The task –
From the first line of the listing below to the line with "-12, -13, -14];", print each line exactly, and nothing more. Leave out the pictures.
*-*-*
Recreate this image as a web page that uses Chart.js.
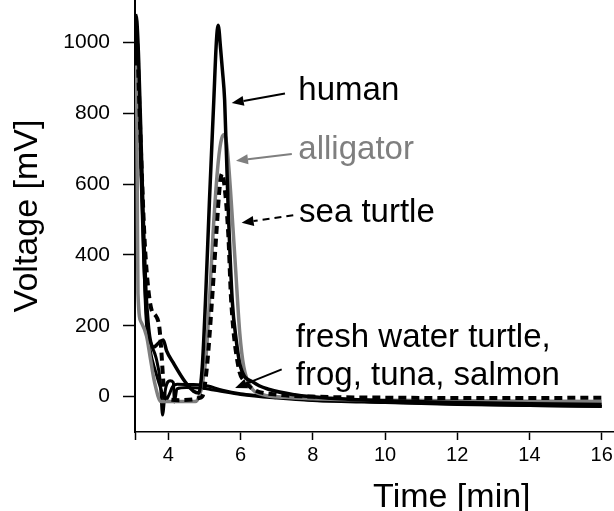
<!DOCTYPE html>
<html>
<head>
<meta charset="utf-8">
<title>Voltage vs time</title>
<script src="https://cdn.jsdelivr.net/npm/chart.js@4"></script>
<style>
  html, body { margin: 0; padding: 0; background: #fff; }
  #wrap { width: 614px; height: 511px; }
</style>
</head>
<body>
<div id="wrap"><canvas id="chart"></canvas></div>
<script>
// traces: time in min, signal in mV
const humanTime = [3.09, 3.13, 3.18, 3.23, 3.28, 3.33, 3.38, 3.44, 3.5, 3.6, 3.72, 3.86, 3.95, 4.14, 4.47, 4.7, 4.84, 4.94, 5.03, 5.14, 5.26, 5.33, 5.38, 5.45, 5.5, 5.56, 5.65, 5.77, 5.88, 6.0, 6.36, 6.8, 7.5, 8.5, 10, 12, 14, 16];
const humanMv = [1080, 1060, 950, 780, 600, 430, 300, 210, 160, 140, 150, 160, 130, 95, 41, 15, 10, 84, 272, 555, 837, 1000, 1049, 980, 920, 837, 555, 272, 160, 84, 40, 20, 5, -5, -12, -17, -20, -22];

const seaTurtleTime = [3.09, 3.14, 3.2, 3.27, 3.35, 3.45, 3.55, 3.64, 3.75, 3.8, 3.85, 3.9, 4.0, 4.3, 4.7, 4.85, 4.94, 5.07, 5.21, 5.33, 5.43, 5.49, 5.55, 5.66, 5.74, 5.94, 6.15, 6.36, 7, 8, 10, 12, 14, 16];
const seaTurtleMv = [1070, 1000, 820, 620, 430, 300, 240, 230, 197, 140, 60, 0, -8, -10, -8, -4, 0, 84, 272, 460, 600, 630, 600, 460, 272, 84, 40, 20, 6, 0, -3, -4, -4, -3];

const alligatorTime = [3.12, 3.14, 3.16, 3.25, 3.4, 3.5, 3.62, 3.8, 4.2, 4.75, 4.85, 4.95, 5.05, 5.15, 5.25, 5.38, 5.48, 5.56, 5.64, 5.74, 5.86, 5.98, 6.09, 6.28, 6.64, 7.2, 8, 10, 12, 14, 16];
const alligatorMv = [935, 600, 292, 210, 170, 110, 40, -14, -14, -14, 0, 40, 120, 290, 480, 660, 730, 740, 690, 555, 366, 178, 84, 28, 5, -2, -6, -10, -12, -13, -14];

const freshTime = [3.09, 3.15, 3.22, 3.3, 3.38, 3.5, 3.65, 3.8, 3.92, 4.02, 4.12, 4.25, 4.6, 4.95, 5.1, 5.5, 6.0, 6.5, 7.1, 8, 9, 10, 12, 14, 16];
const freshMv = [1075, 980, 750, 460, 230, 130, 70, 20, -12, 5, 28, 35, 34, 33, 30, 18, 8, 3, -2, -10, -13, -16, -21, -25, -28];

const frogTime = [3.09, 3.16, 3.24, 3.32, 3.42, 3.52, 3.66, 3.78, 3.84, 3.92, 4.05, 4.14, 4.17, 4.24, 4.5, 4.9, 5.3, 6, 7, 8, 10, 12, 14, 16];
const frogMv = [1040, 900, 640, 380, 200, 150, 110, 40, -52, 20, 45, 40, -15, 22, 26, 24, 18, 6, -4, -11, -17, -22, -25, -27];

const timeTicks = [4, 6, 8, 10, 12, 14, 16];
const voltTicks = [0, 200, 400, 600, 800, 1000];

const FONT = "'Liberation Sans', Arial, sans-serif";
const GREY = '#7f7f7f';

// annotation texts and arrows, anchored in data units
const notes = [
    { lines: ['human'], at: [7.6, 837], color: '#000', from: [7.23, 856], to: [5.755, 829] },
    { lines: ['alligator'], at: [7.6, 672], color: GREY, from: [7.42, 685], to: [5.874, 666] },
    { lines: ['sea turtle'], at: [7.62, 494], color: '#000', from: [7.46, 512], to: [6.03, 491], dashed: true },
    { lines: ['fresh water turtle,', 'frog, tuna, salmon'], at: [7.53, 141], color: '#000', from: [7.14, 77], to: [5.85, 24] }
];

function toPoints(times, values) {
    return times.map((t, i) => ({ x: t, y: values[i] }));
}

function trace(times, values, color, width, dash) {
    return {
        data: toPoints(times, values),
        borderColor: color,
        borderWidth: width,
        borderDash: dash || [],
        pointRadius: 0,
        fill: false,
        cubicInterpolationMode: 'monotone'
    };
}

const notesPlugin = {
    id: 'notes',
    afterDraw(chart) {
        const ctx = chart.ctx;
        const xs = chart.scales.x;
        const ys = chart.scales.y;
        ctx.save();
        ctx.font = '33px ' + FONT;
        ctx.textBaseline = 'alphabetic';
        ctx.textAlign = 'left';

        notes.forEach(n => {
            ctx.fillStyle = n.color;
            ctx.strokeStyle = n.color;
            const tx = xs.getPixelForValue(n.at[0]);
            const ty = ys.getPixelForValue(n.at[1]);
            n.lines.forEach((line, i) => ctx.fillText(line, tx, ty + i * 38.5));

            const x0 = xs.getPixelForValue(n.from[0]), y0 = ys.getPixelForValue(n.from[1]);
            const x1 = xs.getPixelForValue(n.to[0]), y1 = ys.getPixelForValue(n.to[1]);
            const a = Math.atan2(y1 - y0, x1 - x0);
            const head = 12, half = 5;
            const bx = x1 - head * Math.cos(a), by = y1 - head * Math.sin(a);
            ctx.lineWidth = 2;
            ctx.setLineDash(n.dashed ? [7, 5] : []);
            ctx.beginPath();
            ctx.moveTo(x0, y0);
            ctx.lineTo(bx, by);
            ctx.stroke();
            ctx.setLineDash([]);
            ctx.beginPath();
            ctx.moveTo(x1, y1);
            ctx.lineTo(bx + half * Math.sin(a), by - half * Math.cos(a));
            ctx.lineTo(bx - half * Math.sin(a), by + half * Math.cos(a));
            ctx.closePath();
            ctx.fill();
        });

        // x axis title sits right of centre in the original
        ctx.font = '34px ' + FONT;
        ctx.fillStyle = '#000';
        ctx.textAlign = 'center';
        ctx.fillText('Time [min]', xs.getPixelForValue(11.85), xs.bottom - 4);
        ctx.restore();
    }
};

const ctx = document.getElementById('chart').getContext('2d');
new Chart(ctx, {
    type: 'line',
    data: {
        datasets: [
            trace(humanTime, humanMv, '#000', 3.5),
            trace(seaTurtleTime, seaTurtleMv, '#000', 4, [8, 5]),
            trace(alligatorTime, alligatorMv, GREY, 3.5),
            trace(freshTime, freshMv, '#000', 3),
            trace(frogTime, frogMv, '#000', 3)
        ]
    },
    options: {
        responsive: true,
        maintainAspectRatio: false,
        animation: false,
        layout: { padding: 0 },
        plugins: {
            legend: { display: false },
            tooltip: { enabled: false }
        },
        scales: {
            x: {
                type: 'linear',
                min: 3.078,
                max: 16.34,
                afterBuildTicks: scale => {
                    scale.ticks = [scale.min].concat(timeTicks).map(v => ({ value: v }));
                },
                afterFit: scale => {
                    scale.height = 79;
                    scale.paddingLeft = 0;
                    scale.paddingRight = 0;
                },
                ticks: {
                    autoSkip: false,
                    maxRotation: 0,
                    padding: 3,
                    color: '#000',
                    font: { family: FONT, size: 20 },
                    callback: v => timeTicks.includes(v) ? String(v) : ''
                },
                grid: {
                    drawOnChartArea: false,
                    drawTicks: true,
                    tickLength: 8,
                    tickColor: '#000',
                    tickWidth: 1.5
                },
                border: { display: true, color: '#000', width: 1.5 },
                title: { display: false }
            },
            y: {
                min: -100,
                max: 1120,
                afterBuildTicks: scale => {
                    scale.ticks = voltTicks.map(v => ({ value: v }));
                },
                afterFit: scale => {
                    scale.width = 135;
                    scale.paddingTop = 0;
                    scale.paddingBottom = 0;
                },
                ticks: {
                    padding: 13,
                    color: '#000',
                    font: { family: FONT, size: 21 },
                    callback: v => String(v)
                },
                grid: {
                    drawOnChartArea: false,
                    drawTicks: true,
                    tickLength: 12,
                    tickColor: '#000',
                    tickWidth: 1.5
                },
                border: { display: true, color: '#000', width: 2 },
                title: {
                    display: true,
                    text: 'Voltage [mV]',
                    color: '#000',
                    font: { family: FONT, size: 34, lineHeight: 1 },
                    padding: { top: 11, bottom: 0 }
                }
            }
        }
    },
    plugins: [notesPlugin]
});
</script>
</body>
</html>
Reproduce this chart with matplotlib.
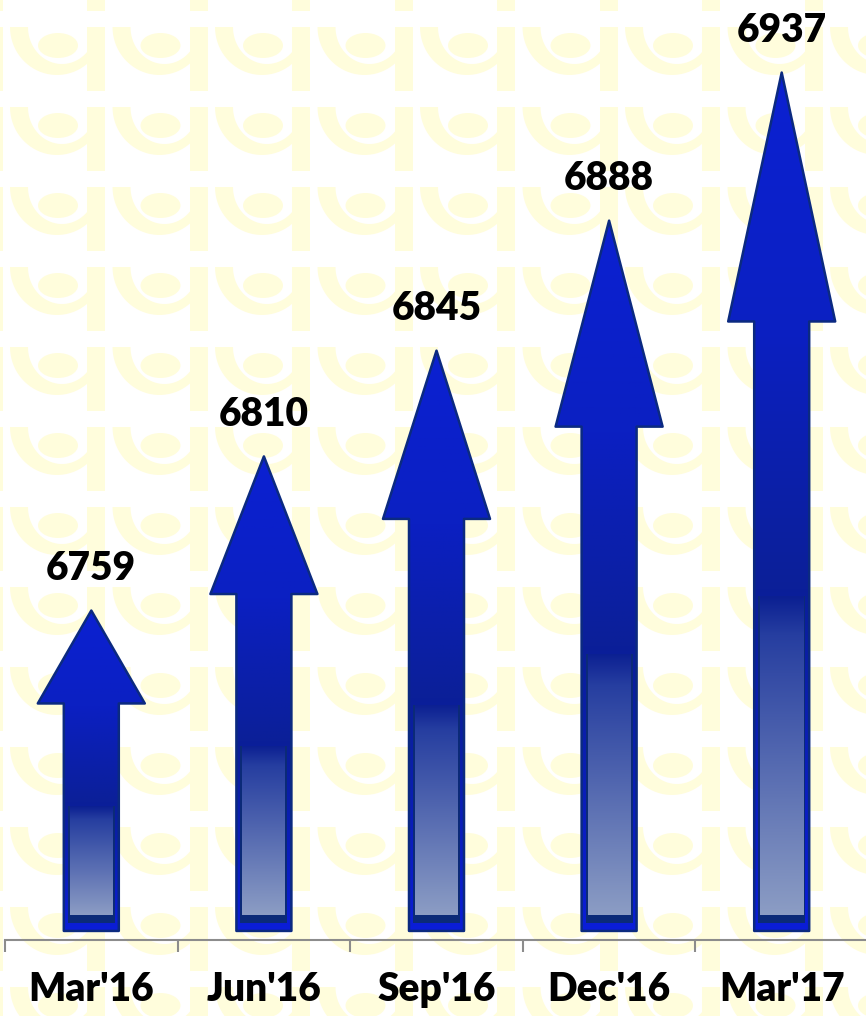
import numpy as np
import matplotlib
matplotlib.use("Agg")
import matplotlib.pyplot as plt
from matplotlib.patches import Polygon, Ellipse, Rectangle
from matplotlib.colors import LinearSegmentedColormap

# data
categories = ["Mar'16", "Jun'16", "Sep'16", "Dec'16", "Mar'17"]
values = [6759, 6810, 6845, 6888, 6937]

W, H = 866, 1016
fig = plt.figure(figsize=(W / 100, H / 100), dpi=100)

# background watermark (pale yellow logo tiles)
bg = fig.add_axes([0, 0, 1, 1], zorder=0)
bg.set_xlim(0, W)
bg.set_ylim(H, 0)
bg.axis("off")
wm = "#fffddc"


def half_ellipse(cx, a, b, ox, oy):
    t = np.linspace(0, np.pi, 40)
    pts = np.column_stack([ox + cx + a * np.cos(t), oy + b * np.sin(t)])
    return pts


for j in range(-1, 14):
    for i in range(-1, 9):
        ox = 10 + 102.5 * i
        oy = 27 + 80 * j
        bg.add_patch(Polygon(half_ellipse(47, 47, 48, ox, oy), closed=True, fc=wm, ec="none"))
        bg.add_patch(Polygon(half_ellipse(52, 34, 37, ox, oy), closed=True, fc="white", ec="none"))
        bg.add_patch(Rectangle((ox + 77, oy), 18, 64, fc=wm, ec="none"))
        bg.add_patch(Ellipse((ox + 48, oy + 18.5), 40, 25, fc=wm, ec="none"))

# main chart
ax = fig.add_axes([5 / W, 76 / H, 863 / W, 940 / H], zorder=1)
ax.patch.set_alpha(0)
ymin, ymax = 6650, 6961
ax.set_xlim(-0.5, 4.5)
ax.set_ylim(ymin, ymax)

px_x = 5 / 863
px_y = (ymax - ymin) / 940
base = 6653

outer_cmap = LinearSegmentedColormap.from_list(
    "outer", [(0, "#0c20d2"), (0.3, "#0b20c2"), (0.6, "#0b1f98"), (1.0, "#0a1dd8")])
inner_cmap = LinearSegmentedColormap.from_list(
    "inner", [(0, "#0b1f92"), (0.12, "#263ea0"), (1.0, "#8c9dc4")])
grad = np.linspace(0, 1, 256).reshape(-1, 1)

sw = 27.5 * px_x
hw = 53.5 * px_x
for i, v in enumerate(values):
    L = v - base
    hb = v - 0.29 * L
    pts = [(i - sw, base), (i + sw, base), (i + sw, hb), (i + hw, hb), (i, v),
           (i - hw, hb), (i - sw, hb)]
    arrow = Polygon(pts, closed=True, fc="none", ec="none")
    ax.add_patch(arrow)
    im = ax.imshow(grad, cmap=outer_cmap, extent=(i - hw, i + hw, base, v),
                   aspect="auto", origin="upper", zorder=2)
    im.set_clip_path(arrow)
    ax.add_patch(Polygon(pts, closed=True, fc="none", ec="#0b2a80", lw=1.8,
                         joinstyle="round", zorder=3))

    itop = v - 0.61 * L
    ax.add_patch(Rectangle((i - sw + 4 * px_x, base + 8 * px_y), 2 * (sw - 4 * px_x),
                           itop - base - 8 * px_y, fc="#0b2a78", ec="none", zorder=3))
    x0 = i - sw + 6 * px_x
    x1 = i + sw - 6 * px_x
    y0 = base + 16 * px_y
    inner = Rectangle((x0, y0), x1 - x0, itop - y0, fc="none", ec="none")
    ax.add_patch(inner)
    im2 = ax.imshow(grad, cmap=inner_cmap, extent=(x0, x1, y0, itop),
                    aspect="auto", origin="upper", zorder=4)
    im2.set_clip_path(inner)

    ax.annotate(str(v), (i, v), xytext=(0, 22), textcoords="offset points",
                ha="center", va="baseline", fontsize=28, fontweight="heavy",
                family="Lato", color="black", annotation_clip=False)

ax.set_xlim(-0.5, 4.5)
ax.set_ylim(ymin, ymax)

for s in ["top", "left", "right"]:
    ax.spines[s].set_visible(False)
ax.spines["bottom"].set_color("#8c8c8c")
ax.spines["bottom"].set_linewidth(1.5)
ax.set_yticks([])
ax.set_xticks(range(len(categories)))
ax.set_xticklabels(categories, fontsize=28, fontweight="heavy", family="Lato")
ax.set_xticks(np.arange(-0.5, 5, 1), minor=True)
ax.tick_params(axis="x", which="major", length=0, pad=22)
ax.tick_params(axis="x", which="minor", length=8.6, width=1.5, color="#8c8c8c")

fig.savefig("out.png", dpi=100)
*-*-*
Problem solution –
Recreate this image as a web page that uses Chart.js.
<!DOCTYPE html>
<html>
<head>
<meta charset="utf-8">
<title>Voltage vs time</title>
<script src="https://cdn.jsdelivr.net/npm/chart.js@4"></script>
<style>
  html, body { margin: 0; padding: 0; background: #fff; }
  #wrap { width: 614px; height: 511px; }
</style>
</head>
<body>
<div id="wrap"><canvas id="chart"></canvas></div>
<script>
// traces: time in min, signal in mV
const humanTime = [3.09, 3.13, 3.18, 3.23, 3.28, 3.33, 3.38, 3.44, 3.5, 3.6, 3.72, 3.86, 3.95, 4.14, 4.47, 4.7, 4.84, 4.94, 5.03, 5.14, 5.26, 5.33, 5.38, 5.45, 5.5, 5.56, 5.65, 5.77, 5.88, 6.0, 6.36, 6.8, 7.5, 8.5, 10, 12, 14, 16];
const humanMv = [1080, 1060, 950, 780, 600, 430, 300, 210, 160, 140, 150, 160, 130, 95, 41, 15, 10, 84, 272, 555, 837, 1000, 1049, 980, 920, 837, 555, 272, 160, 84, 40, 20, 5, -5, -12, -17, -20, -22];

const seaTurtleTime = [3.09, 3.14, 3.2, 3.27, 3.35, 3.45, 3.55, 3.64, 3.75, 3.8, 3.85, 3.9, 4.0, 4.3, 4.7, 4.85, 4.94, 5.07, 5.21, 5.33, 5.43, 5.49, 5.55, 5.66, 5.74, 5.94, 6.15, 6.36, 7, 8, 10, 12, 14, 16];
const seaTurtleMv = [1070, 1000, 820, 620, 430, 300, 240, 230, 197, 140, 60, 0, -8, -10, -8, -4, 0, 84, 272, 460, 600, 630, 600, 460, 272, 84, 40, 20, 6, 0, -3, -4, -4, -3];

const alligatorTime = [3.12, 3.14, 3.16, 3.25, 3.4, 3.5, 3.62, 3.8, 4.2, 4.75, 4.85, 4.95, 5.05, 5.15, 5.25, 5.38, 5.48, 5.56, 5.64, 5.74, 5.86, 5.98, 6.09, 6.28, 6.64, 7.2, 8, 10, 12, 14, 16];
const alligatorMv = [935, 600, 292, 210, 170, 110, 40, -14, -14, -14, 0, 40, 120, 290, 480, 660, 730, 740, 690, 555, 366, 178, 84, 28, 5, -2, -6, -10, -12, -13, -14];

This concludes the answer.